• **Short problem**: Print exactly the lines from the first one down to the line containing "var watermark = 'ACCEPTED MANUSCRIPT';", both ends included, with no pictures and nothing else.

• **Given information**:
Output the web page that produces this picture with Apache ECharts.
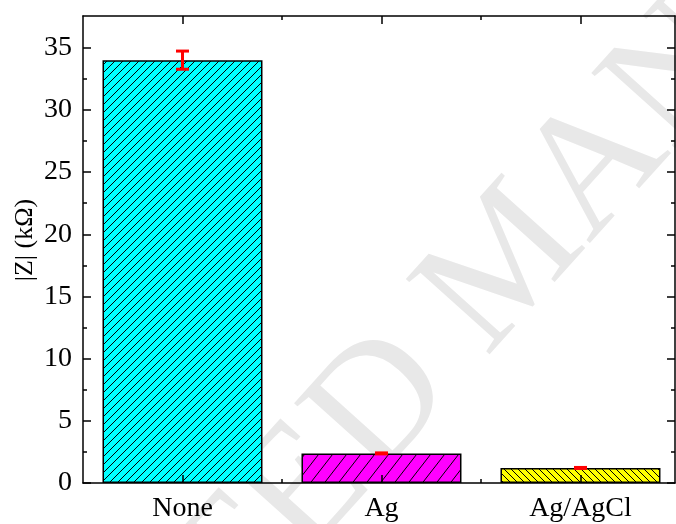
<!DOCTYPE html>
<html>
<head>
<meta charset="utf-8">
<script src="https://cdn.jsdelivr.net/npm/echarts@6/dist/echarts.min.js"></script>
<style>html,body{margin:0;padding:0;background:#fff}#c{width:676px;height:524px}</style>
</head>
<body>
<div id="c"></div>
<script>
// ---- data ----
var categories = ['None', 'Ag', 'Ag/AgCl'];
var categoryPos = [1, 2, 3];
var impedance = [34.0, 2.38, 1.21];
var errors = [0.73, 0.04, 0.04];
var yMajorTicks = [0, 5, 10, 15, 20, 25, 30, 35];
var yMinorTicks = [2.5, 7.5, 12.5, 17.5, 22.5, 27.5, 32.5];
var xMinorTicks = [1.5, 2.5];
var yName = '|Z| (kΩ)';
var watermark = 'ACCEPTED MANUSCRIPT';

function hatch(bg, w, h, dir) {
  var c = document.createElement('canvas');
  c.width = w; c.height = h;
  var g = c.getContext('2d');
  g.fillStyle = bg; g.fillRect(0, 0, w, h);
  g.strokeStyle = '#000'; g.lineWidth = 1;
  g.beginPath();
  var ex = w * 0.15, ey = h * 0.15;
  if (dir > 0) {
    g.moveTo(-ex, h + ey); g.lineTo(w + ex, -ey);
    g.moveTo(-ex, ey); g.lineTo(ex, -ey);
    g.moveTo(w - ex, h + ey); g.lineTo(w + ex, h - ey);
  } else {
    g.moveTo(-ex, -ey); g.lineTo(w + ex, h + ey);
    g.moveTo(w - ex, -ey); g.lineTo(w + ex, ey);
    g.moveTo(-ex, h - ey); g.lineTo(ex, h + ey);
  }
  g.stroke();
  return c;
}
var fills = [
  {image: hatch('#00ffff', 8, 8, 1), repeat: 'repeat'},
  {image: hatch('#ff00ff', 14, 18, 1), repeat: 'repeat'},
  {image: hatch('#ffff00', 7, 7, -1), repeat: 'repeat'}
];

var FONT = '"Liberation Serif", "Times New Roman", serif';
var X_MIN = 0.5, X_MAX = 3.475, Y_MIN = 0, Y_MAX = 37.55;
var lineStyle = {color: '#000', width: 1.5};

function xAx(pos, ticks, len, showLine, showLabel) {
  return {
    type: 'value', position: pos, min: X_MIN, max: X_MAX, z: 10,
    axisLine: {show: showLine, onZero: false, lineStyle: lineStyle},
    axisTick: {show: true, inside: true, length: len, customValues: ticks, lineStyle: {color: '#000', width: 1.5}},
    axisLabel: {show: showLabel, customValues: categoryPos, margin: 12, color: '#000', fontFamily: FONT, fontSize: 28,
      formatter: function (v) { var i = categoryPos.indexOf(v); return i >= 0 ? categories[i] : ''; }},
    splitLine: {show: false}
  };
}
function yAx(pos, ticks, len, showLine, showLabel) {
  return {
    type: 'value', position: pos, min: Y_MIN, max: Y_MAX, z: 10,
    axisLine: {show: showLine, onZero: false, lineStyle: lineStyle},
    axisTick: {show: true, inside: true, length: len, customValues: ticks, lineStyle: {color: '#000', width: 1.5}},
    axisLabel: {show: showLabel, customValues: yMajorTicks, margin: 11, color: '#000', fontFamily: FONT, fontSize: 28},
    splitLine: {show: false}
  };
}

var chart = echarts.init(document.getElementById('c'));
chart.setOption({
  animation: false,
  backgroundColor: '#fff',
  grid: {left: 83, right: 1, top: 16, bottom: 41},
  graphic: [{
    type: 'text', z: -100, x: 512, y: 262, rotation: 48 * Math.PI / 180,
    style: {text: watermark, fontFamily: FONT, fontSize: 172, fill: '#e8e8e8', align: 'center', verticalAlign: 'middle'}
  }, {
    type: 'text', z: 100, x: 25, y: 240, rotation: Math.PI / 2,
    style: {text: yName, fontFamily: FONT, fontSize: 26, fill: '#000', align: 'center', verticalAlign: 'middle'}
  }],
  xAxis: [
    xAx('bottom', categoryPos, 8, true, true),
    xAx('bottom', xMinorTicks, 4, false, false),
    xAx('top', categoryPos, 8, true, false),
    xAx('top', xMinorTicks, 4, false, false)
  ],
  yAxis: [
    yAx('left', yMajorTicks, 8, true, true),
    yAx('left', yMinorTicks, 4, false, false),
    yAx('right', yMajorTicks, 8, true, false),
    yAx('right', yMinorTicks, 4, false, false)
  ],
  series: [{
    type: 'bar', xAxisIndex: 0, yAxisIndex: 0, barWidth: 160, z: 2,
    data: categoryPos.map(function (x, i) {
      return {value: [x, impedance[i]], itemStyle: {color: fills[i], borderColor: '#000', borderWidth: 1.5}};
    })
  }, {
    type: 'custom', xAxisIndex: 0, yAxisIndex: 0, z: 5,
    data: categoryPos.map(function (x, i) { return [x, impedance[i], errors[i]]; }),
    renderItem: function (params, api) {
      var x = api.value(0), y = api.value(1), e = api.value(2);
      var hi = api.coord([x, y + e]), lo = api.coord([x, y - e]);
      var w = 6.5;
      var st = {stroke: '#ff0000', lineWidth: 3};
      return {type: 'group', children: [
        {type: 'line', shape: {x1: hi[0], y1: hi[1], x2: lo[0], y2: lo[1]}, style: st},
        {type: 'line', shape: {x1: hi[0] - w, y1: hi[1], x2: hi[0] + w, y2: hi[1]}, style: st},
        {type: 'line', shape: {x1: lo[0] - w, y1: lo[1], x2: lo[0] + w, y2: lo[1]}, style: st}
      ]};
    }
  }]
});
</script>
</body>
</html>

• **Correct response**:
Output the web page that produces this picture with Apache ECharts.
<!DOCTYPE html>
<html>
<head>
<meta charset="utf-8">
<script src="https://cdn.jsdelivr.net/npm/echarts@6/dist/echarts.min.js"></script>
<style>html,body{margin:0;padding:0;background:#fff}#c{width:676px;height:524px}</style>
</head>
<body>
<div id="c"></div>
<script>
// ---- data ----
var categories = ['None', 'Ag', 'Ag/AgCl'];
var categoryPos = [1, 2, 3];
var impedance = [34.0, 2.38, 1.21];
var errors = [0.73, 0.04, 0.04];
var yMajorTicks = [0, 5, 10, 15, 20, 25, 30, 35];
var yMinorTicks = [2.5, 7.5, 12.5, 17.5, 22.5, 27.5, 32.5];
var xMinorTicks = [1.5, 2.5];
var yName = '|Z| (kΩ)';
var watermark = 'ACCEPTED MANUSCRIPT';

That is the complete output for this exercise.